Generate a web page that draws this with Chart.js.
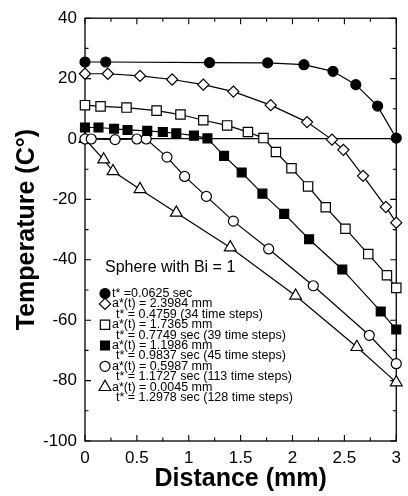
<!DOCTYPE html>
<html>
<head>
<meta charset="utf-8">
<script src="https://cdn.jsdelivr.net/npm/chart.js@4/dist/chart.umd.min.js"></script>
<style>
  html, body { margin: 0; padding: 0; background: #fff; }
  #wrap { width: 408px; height: 496px; }
</style>
</head>
<body>
<div id="wrap"><canvas id="chart" width="408" height="496"></canvas></div>
<script>
(function () {
  'use strict';

  // -------- dados --------
  const xTickLabels = ['0', '0.5', '1', '1.5', '2', '2.5', '3'];
  const yTickLabels = ['-100', '-80', '-60', '-40', '-20', '0', '20', '40'];

  // t* = 0.0625 sec
  const dist1 = [0, 0.2, 1.2, 1.76, 2.11, 2.39, 2.61, 2.82, 3.0];
  const temp1 = [25.5, 25.5, 25.3, 25.2, 24.6, 22.4, 18.0, 10.9, 0.3];
  // a*(t) = 2.3984 mm
  const dist2 = [0, 0.22, 0.53, 0.84, 1.14, 1.43, 1.79, 2.14, 2.38, 2.49, 2.68, 2.90, 3.0];
  const temp2 = [21.6, 21.6, 20.9, 19.7, 18.0, 15.7, 11.2, 5.6, -0.2, -3.6, -12.2, -22.5, -27.7];
  // a*(t) = 1.7365 mm
  const dist3 = [0, 0.15, 0.40, 0.69, 0.92, 1.14, 1.37, 1.57, 1.72, 1.84, 1.99, 2.15, 2.32, 2.51, 2.73, 2.91, 3.0];
  const temp3 = [11.2, 10.8, 10.4, 9.4, 8.1, 6.2, 4.5, 2.3, 0.3, -4.3, -9.7, -15.7, -22.6, -29.7, -38.1, -45.1, -49.3];
  // a*(t) = 1.1986 mm
  const dist4 = [0, 0.13, 0.28, 0.41, 0.60, 0.75, 0.88, 1.05, 1.18, 1.34, 1.51, 1.71, 1.92, 2.16, 2.48, 2.85, 3.0];
  const temp4 = [3.8, 3.8, 3.4, 3.0, 2.7, 2.3, 1.9, 1.1, 0.2, -5.6, -11.1, -18.1, -24.8, -33.2, -43.2, -57.1, -63.1];
  // a*(t) = 0.5987 mm
  const dist5 = [0, 0.06, 0.29, 0.50, 0.59, 0.79, 0.96, 1.17, 1.43, 1.77, 2.20, 2.74, 3.0];
  const temp5 = [0, 0, -0.2, 0, 0, -6.0, -12.4, -19.0, -27.2, -36.4, -48.6, -65.0, -74.4];
  // a*(t) = 0.0045 mm
  const dist6 = [0, 0.18, 0.27, 0.53, 0.88, 1.40, 2.03, 2.62, 3.0];
  const temp6 = [0, -6.8, -10.7, -16.6, -24.4, -35.9, -51.9, -68.9, -80.6];

  const legendTitle = 'Sphere with Bi = 1';
  const legendLines = [
    't* =0.0625 sec',
    'a*(t) = 2.3984 mm',
    't* = 0.4759 (34 time steps)',
    'a*(t) = 1.7365 mm',
    't* = 0.7749 sec (39 time steps)',
    'a*(t) = 1.1986 mm',
    't* = 0.9837 sec (45 time steps)',
    'a*(t) = 0.5987 mm',
    't* = 1.1727 sec (113 time steps)',
    'a*(t) = 0.0045 mm',
    't* = 1.2978 sec (128 time steps)'
  ];

  // estilo de cada serie (marcador)
  const styles = [
    { pointStyle: 'circle', radius: 5, fill: '#000', line: 0 },
    { pointStyle: 'rectRot', radius: 5.6, fill: '#fff', line: 1 },
    { pointStyle: 'rect', radius: 6.6, fill: '#fff', line: 3 },
    { pointStyle: 'rect', radius: 6.3, fill: '#000', line: 5 },
    { pointStyle: 'circle', radius: 5, fill: '#fff', line: 7 },
    { pointStyle: 'triangle', radius: 6.8, fill: '#fff', line: 9 }
  ];

  const series = [
    [dist1, temp1], [dist2, temp2], [dist3, temp3],
    [dist4, temp4], [dist5, temp5], [dist6, temp6]
  ];

  const FONT = "'Liberation Sans', Arial, Helvetica, sans-serif";

  const datasets = series.map(([xs, ys], i) => ({
    label: legendLines[styles[i].line],
    data: xs.map((x, k) => ({ x, y: ys[k] })),
    showLine: true,
    borderColor: '#000',
    borderWidth: 1.2,
    pointStyle: styles[i].pointStyle,
    pointRadius: styles[i].radius,
    pointBackgroundColor: styles[i].fill,
    pointBorderColor: '#000',
    pointBorderWidth: 1.2,
    clip: false
  }));

  // moldura + ticks para dentro
  const frameTicks = {
    id: 'frameTicks',
    beforeDatasetsDraw(chart) {
      const { ctx, chartArea: a, scales: { x, y } } = chart;
      ctx.save();
      ctx.strokeStyle = '#000';
      ctx.lineWidth = 1.3;
      ctx.strokeRect(a.left, a.top, a.right - a.left, a.bottom - a.top);
      ctx.lineWidth = 1.1;
      ctx.beginPath();
      for (let v = y.min; v <= y.max + 1e-9; v += 10) {
        const py = y.getPixelForValue(v);
        const len = v % 20 === 0 ? 6 : 3.5;
        ctx.moveTo(a.left, py); ctx.lineTo(a.left + len, py);
        ctx.moveTo(a.right, py); ctx.lineTo(a.right - len, py);
      }
      for (let v = x.min; v <= x.max + 1e-9; v += 0.25) {
        const px = x.getPixelForValue(v);
        const len = Math.abs(v * 2 - Math.round(v * 2)) < 1e-6 ? 6 : 3.5;
        ctx.moveTo(px, a.bottom); ctx.lineTo(px, a.bottom - len);
        ctx.moveTo(px, a.top); ctx.lineTo(px, a.top + len);
      }
      ctx.stroke();
      ctx.restore();
    }
  };

  // legenda desenhada dentro do grafico
  const innerLegend = {
    id: 'innerLegend',
    afterDraw(chart) {
      const { ctx } = chart;
      const h = Chart.helpers;
      ctx.save();
      ctx.fillStyle = '#000';
      ctx.textBaseline = 'middle';
      ctx.textAlign = 'left';
      ctx.font = '16px ' + FONT;
      ctx.fillText(legendTitle, 105, 268);

      ctx.font = '12.5px ' + FONT;
      legendLines.forEach((txt, i) => {
        const yy = 293.5 + i * 10.4;
        const st = styles.find(s => s.line === i);
        const tx = txt.startsWith('t*') && i > 0 ? 116 : 112;
        ctx.fillStyle = '#000';
        ctx.fillText(txt, tx, yy);
        if (st) {
          ctx.fillStyle = st.fill;
          ctx.strokeStyle = '#000';
          ctx.lineWidth = 1.2;
          h.drawPoint(ctx, { pointStyle: st.pointStyle, radius: st.radius, rotation: 0, borderWidth: 1.2 }, 105, yy);
        }
      });
      ctx.restore();
    }
  };

  new Chart(document.getElementById('chart').getContext('2d'), {
    type: 'scatter',
    data: { datasets },
    options: {
      responsive: false,
      animation: false,
      devicePixelRatio: 1,
      layout: { padding: { top: 12, right: 8, left: 0, bottom: 0 } },
      plugins: {
        legend: { display: false },
        tooltip: { enabled: false }
      },
      scales: {
        x: {
          type: 'linear',
          min: 0, max: 3,
          afterFit: s => { s.height = 55; },
          grid: { display: false, drawTicks: false },
          border: { display: false },
          ticks: {
            stepSize: 0.5,
            padding: 7,
            color: '#000',
            font: { family: FONT, size: 17 },
            callback: (v, i) => xTickLabels[i]
          },
          title: {
            display: true,
            text: 'Distance (mm)',
            color: '#000',
            font: { family: FONT, size: 25, weight: 'bold' },
            padding: { top: 0, bottom: 1.5 }
          }
        },
        y: {
          type: 'linear',
          min: -100, max: 40,
          afterFit: s => { s.width = 85; },
          grid: {
            drawTicks: false,
            lineWidth: 1.3,
            color: c => (c.tick && c.tick.value === 0 ? '#000' : 'rgba(0,0,0,0)')
          },
          border: { display: false },
          ticks: {
            stepSize: 20,
            padding: 8,
            color: '#000',
            font: { family: FONT, size: 17 },
            callback: (v, i) => yTickLabels[i]
          },
          title: {
            display: true,
            text: 'Temperature (C°)',
            color: '#000',
            font: { family: FONT, size: 25, weight: 'bold' },
            padding: { top: 12, bottom: 0 }
          }
        }
      }
    },
    plugins: [frameTicks, innerLegend]
  });
})();
</script>
</body>
</html>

::::

#### Objective
Take the lines from the start of the material to the line with "['-100', '-80', '-60', '-40', '-20', '0', '20', '40'];", both included, and transcribe them exactly without the pictures.

#### Result of this exercise
Generate a web page that draws this with Chart.js.
<!DOCTYPE html>
<html>
<head>
<meta charset="utf-8">
<script src="https://cdn.jsdelivr.net/npm/chart.js@4/dist/chart.umd.min.js"></script>
<style>
  html, body { margin: 0; padding: 0; background: #fff; }
  #wrap { width: 408px; height: 496px; }
</style>
</head>
<body>
<div id="wrap"><canvas id="chart" width="408" height="496"></canvas></div>
<script>
(function () {
  'use strict';

  // -------- dados --------
  const xTickLabels = ['0', '0.5', '1', '1.5', '2', '2.5', '3'];
  const yTickLabels = ['-100', '-80', '-60', '-40', '-20', '0', '20', '40'];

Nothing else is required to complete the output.